I know that many people in our Society are drawn to the pomp and finery of the nobility in the High Medieval period, and I can see the appeal — such pretty outfits! — but on some level it’s hard for me to escape the gnawing knowledge that this gaudy display is only one face of a system of profound inequality.
As James Given puts it in “The Economic Consequences of the English Conquest of Gwynedd” (1989):
There is an implicit assumption in much of the scholarship on medieval political institutions that the growth of centralized, state power was a positive phenomenon conducive to the good of society as a whole… [However] the social impact of the growth of political institutions was much more complex than this. … increasing seigneurial and royal demands on the surplus of the peasant economy as an important factor in the social and economic dislocations of the fourteenth century.

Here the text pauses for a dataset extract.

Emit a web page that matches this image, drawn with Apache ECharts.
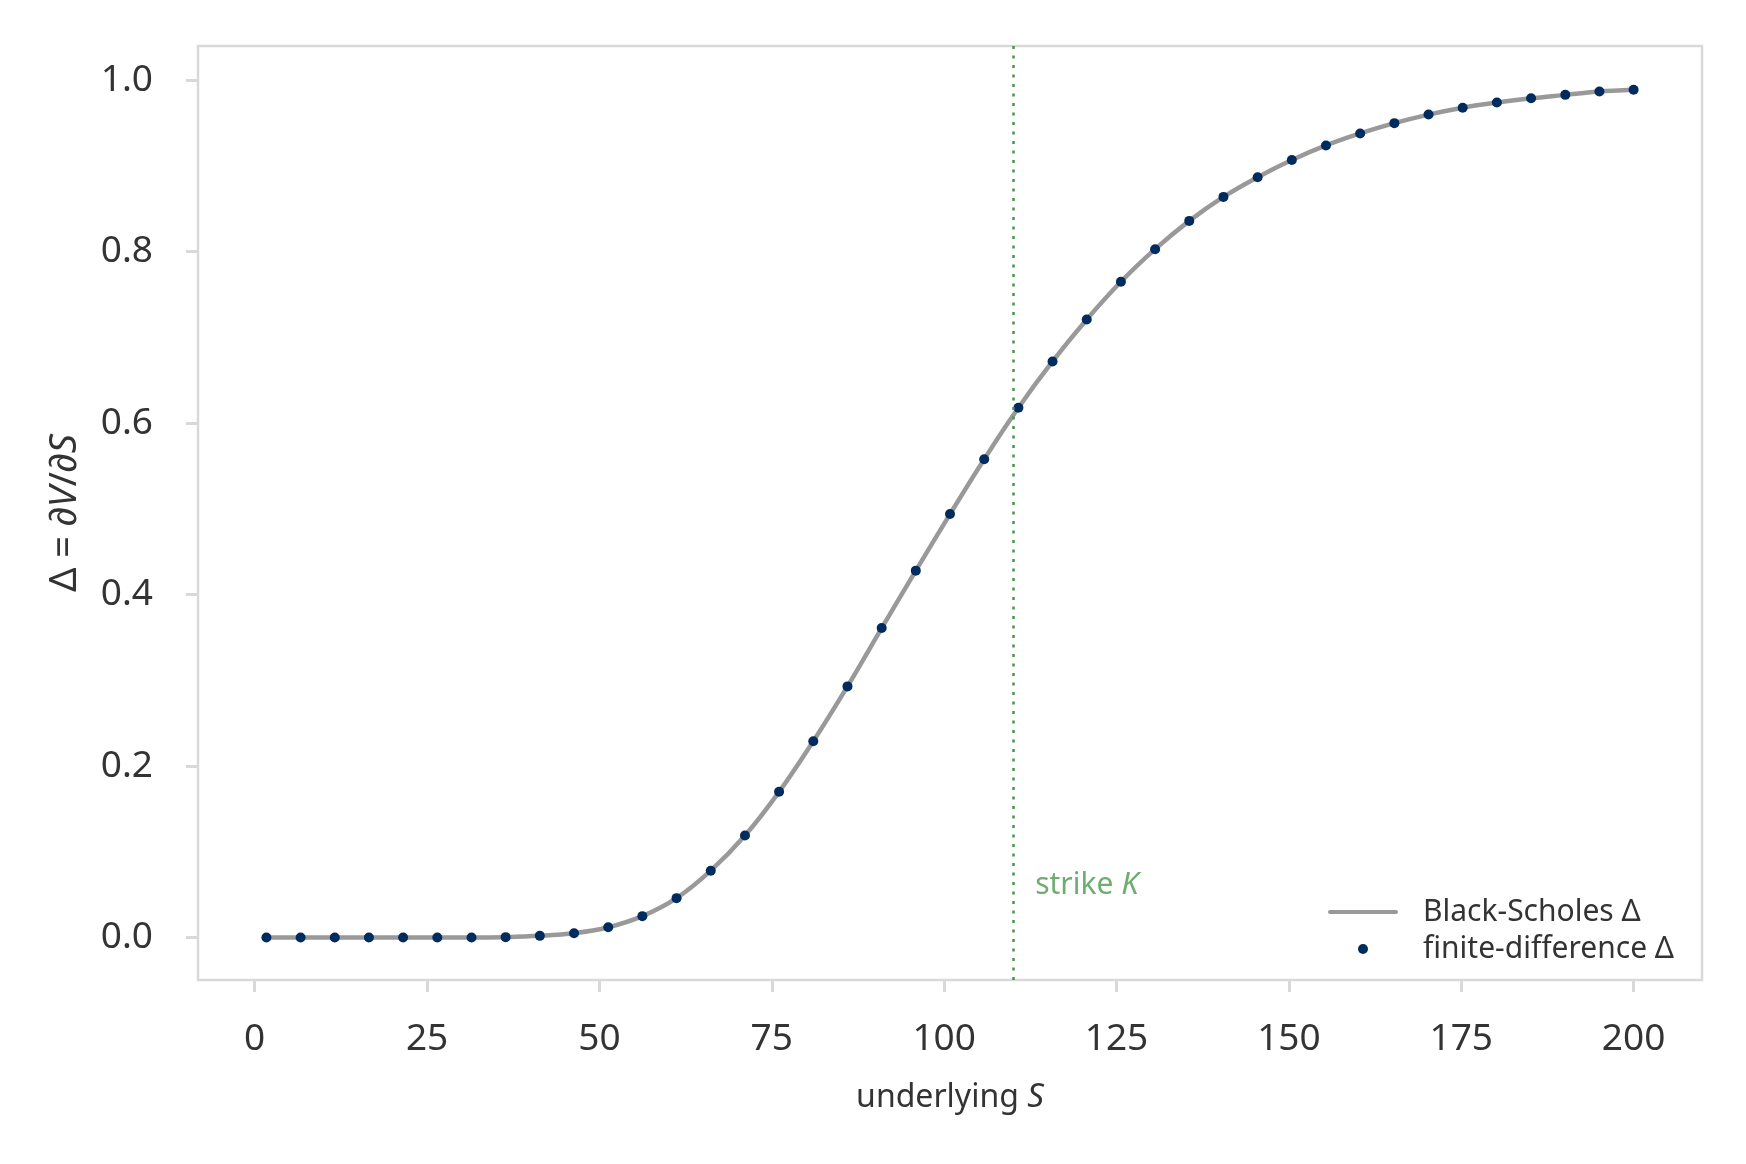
<!DOCTYPE html>
<html>
<head>
<meta charset="utf-8">
<script src="https://cdn.jsdelivr.net/npm/echarts@6/dist/echarts.min.js"></script>
<style>
  html, body { margin: 0; padding: 0; background: #fff; }
  #main { width: 1746px; height: 1164px; }
</style>
</head>
<body>
<div id="main"></div>
<script>
// underlying prices S where delta was evaluated
var sValues = [1.70, 6.66, 11.62, 16.57, 21.53, 26.49, 31.45, 36.40, 41.36, 46.32,
  51.28, 56.23, 61.19, 66.15, 71.11, 76.06, 81.02, 85.98, 90.94, 95.89,
  100.85, 105.81, 110.77, 115.72, 120.68, 125.64, 130.60, 135.55, 140.51, 145.47,
  150.43, 155.38, 160.34, 165.30, 170.26, 175.21, 180.17, 185.13, 190.09, 195.04, 200.00];

// Black-Scholes delta (grey curve)
var bsDelta = [0.000, 0.000, 0.000, 0.000, 0.000, 0.000, 0.000, 0.0005, 0.002, 0.005,
  0.012, 0.025, 0.046, 0.078, 0.119, 0.170, 0.229, 0.293, 0.361, 0.428,
  0.494, 0.558, 0.618, 0.672, 0.721, 0.765, 0.803, 0.836, 0.864, 0.887,
  0.907, 0.924, 0.938, 0.950, 0.960, 0.968, 0.974, 0.979, 0.983, 0.987, 0.989];

// finite-difference delta (navy dots)
var fdDelta = [0.000, 0.000, 0.000, 0.000, 0.000, 0.000, 0.000, 0.0005, 0.002, 0.005,
  0.012, 0.025, 0.046, 0.078, 0.119, 0.170, 0.229, 0.293, 0.361, 0.428,
  0.494, 0.558, 0.618, 0.672, 0.721, 0.765, 0.803, 0.836, 0.864, 0.887,
  0.907, 0.924, 0.938, 0.950, 0.960, 0.968, 0.974, 0.979, 0.983, 0.987, 0.989];

var strike = 110;
var xTicks = [0, 25, 50, 75, 100, 125, 150, 175, 200];
var yTicks = [0, 0.2, 0.4, 0.6, 0.8, 1.0];

var FONT = '"Noto Sans", sans-serif';
var TXT = '#333333';
var FRAME = '#d9d9d9';

function pairs(xs, ys) {
  return xs.map(function (x, i) { return [x, ys[i]]; });
}

var chart = echarts.init(document.getElementById('main'));

chart.setOption({
  animation: false,
  backgroundColor: '#ffffff',
  textStyle: { fontFamily: FONT },
  grid: {
    left: 198, top: 46, right: 44, bottom: 184,
    show: true, borderColor: FRAME, borderWidth: 2.5, backgroundColor: 'transparent'
  },
  xAxis: {
    type: 'value', min: -8.22, max: 209.92,
    name: 'underlying {i|S}', nameLocation: 'middle', nameGap: 101,
    nameTextStyle: {
      fontFamily: FONT, fontSize: 32, color: TXT,
      rich: { i: { fontFamily: FONT, fontSize: 33, fontStyle: 'italic', color: TXT } }
    },
    axisLine: { show: false, onZero: false },
    splitLine: { show: false },
    axisTick: { show: true, length: 12, lineStyle: { color: FRAME, width: 3 }, customValues: xTicks },
    axisLabel: { fontFamily: FONT, fontSize: 37, color: TXT, margin: 41, customValues: xTicks }
  },
  yAxis: {
    type: 'value', min: -0.0495, max: 1.04,
    name: '{n|Δ = ∂}{i|V}{n|/∂}{i|S}', nameLocation: 'middle', nameGap: 114, nameRotate: 90,
    nameTextStyle: {
      rich: {
        n: { fontFamily: FONT, fontSize: 38, color: TXT },
        i: { fontFamily: FONT, fontSize: 38, fontStyle: 'italic', color: TXT }
      }
    },
    axisLine: { show: false, onZero: false },
    splitLine: { show: false },
    axisTick: { show: true, length: 12, lineStyle: { color: FRAME, width: 3 }, customValues: yTicks },
    axisLabel: {
      fontFamily: FONT, fontSize: 37, color: TXT, margin: 45, customValues: yTicks,
      formatter: function (v) { return v.toFixed(1); }
    }
  },
  legend: {
    orient: 'vertical', left: 1323, top: 891,
    itemWidth: 70, itemHeight: 10, itemGap: 5,
    textStyle: { fontFamily: FONT, fontSize: 30, color: TXT, padding: [0, 0, 0, 20], lineHeight: 32 },
    data: [
      { name: 'Black-Scholes Δ', icon: 'path://M2,0 L68,0 A2,2 0 0 1 68,4 L2,4 A2,2 0 0 1 2,0 Z' },
      { name: 'finite-difference Δ', icon: 'circle' }
    ]
  },
  series: [
    {
      name: 'Black-Scholes Δ', type: 'line',
      data: pairs(sValues, bsDelta),
      smooth: 0.3,
      symbol: 'none',
      lineStyle: { color: '#999999', width: 4.5 },
      itemStyle: { color: '#999999' },
      z: 2,
      markLine: {
        silent: true, symbol: 'none',
        lineStyle: { color: '#469646', width: 2.5, type: [3, 6.5] },
        label: { show: false },
        data: [{ xAxis: strike }]
      }
    },
    {
      name: 'finite-difference Δ', type: 'scatter',
      data: pairs(sValues, fdDelta),
      symbol: 'circle', symbolSize: 10,
      itemStyle: { color: '#002b5e', opacity: 1 },
      z: 3
    },
    {
      name: 'strike-label', type: 'scatter',
      data: [[113.2, 0.061]],
      symbolSize: 0, silent: true,
      label: {
        show: true, position: 'right', distance: 0,
        formatter: 'strike {i|K}',
        fontFamily: FONT, fontSize: 30, color: '#4a994c',
        rich: { i: { fontFamily: FONT, fontSize: 31, fontStyle: 'italic', color: '#4a994c' } }
      }
    }
  ]
});
</script>
</body>
</html>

This is not a surprising result in a society where economic production was largely in the hands of peasant households and where seigneurial and royal revenues were spent, not on socially constructive capital investments, but on conspicuous consumption, the consolidation of patronage networks, religious practices designed to legitimate the existing social distribution of wealth and power, and such socially destructive pastimes as war. It is possible that the growth of political authority, generally saluted as one of the positive features of late-medieval society, may in reality have been one of the prime causes of the crises that afflicted Europe in the late Middle Ages.